Wir lassen jetzt für jedes Cluster die Namen der Mitglieder auflisten. Cluster 11 ist unser Restcluster, das schwer zu interpretieren ist.

Besonders interessant sind Cluster 1, 2, 5, 7 und 10, weil sie Firmen zusammen gruppieren. Die übrigen Cluster enthalten jeweils nur ein Unternehmen; ob diese Unternehmen z.B. Outlier sind oder ob sie nur aufgrund der zufälligen Initialisierung der Cluster-Zentroide in eigenen Clustern liegen, lässt sich anhand der Zuordnung nicht sagen. Dies kann man prüfen, indem man die Daten visualisiert (Suche nach Outliern) oder die Initialisierung variiert.

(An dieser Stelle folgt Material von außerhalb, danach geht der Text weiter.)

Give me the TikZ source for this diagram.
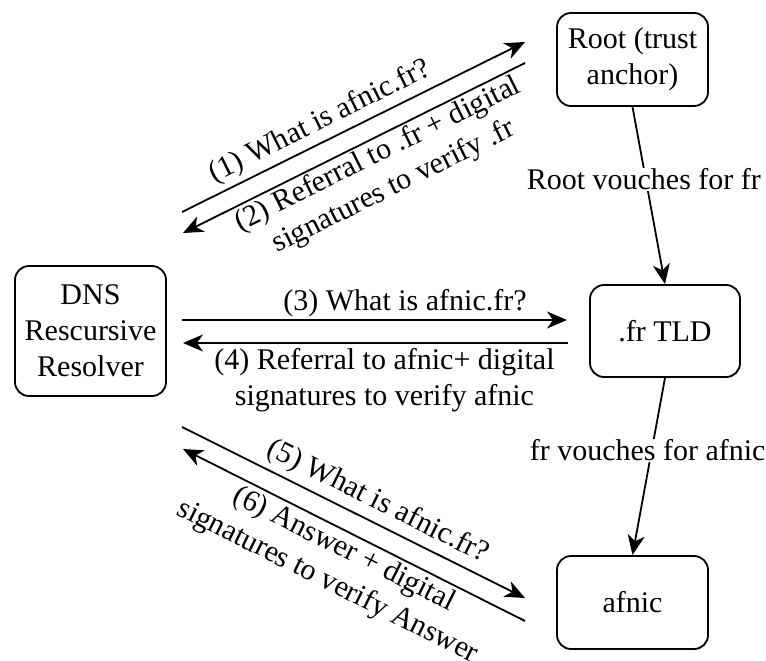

Die für uns interessanten Cluster sind sinnvoll interpretierbar: Cluster 1 enthält zwei Firmen aus der Rüstungsindustrie. Eigentlich würde auch Raytheon noch in dieses Cluster gehören; diese Firma ist aber im großen Restcluster verblieben.

Cluster 2 enthält zwei Nahrungsmittelhersteller sowie ein Unternehmen, das Hygiene- und Reinigungsartikel herstellt - im groben also alltägliche Waren, die sich im Haushalt finden. Hier fehlen aus einer Vollständigkeitssicht z.B. noch Colgate-Palmolive oder Coca Cola.

In Cluster 5 finden sich Öl-/Energiekonzerne. Cluster 10 ist hingegen sehr gemischt: AIG ist ein Versicherungsunternehmen und gehört mit American express in die Finanzsparte; Boeing baut Flugzeuge und Ryder vermietet und wartet z.B. LKW.

In Summe kann man sagen, dass die Interpretation gefundenere Cluster mit Vorsicht geschehen sollte - wenn wir die Daten bereits gut kennen und wissen, welche Instanzen zusammengehören, stellen wir fest, dass Cluster unvollständig oder nicht sinnvoll sind. Wenn wir also explorativ clustern, sollten wir Hypothesen, die aufgrund der Clusteringergebnisse aufgestellt wurden, sorgfältig an den Daten überprüfen.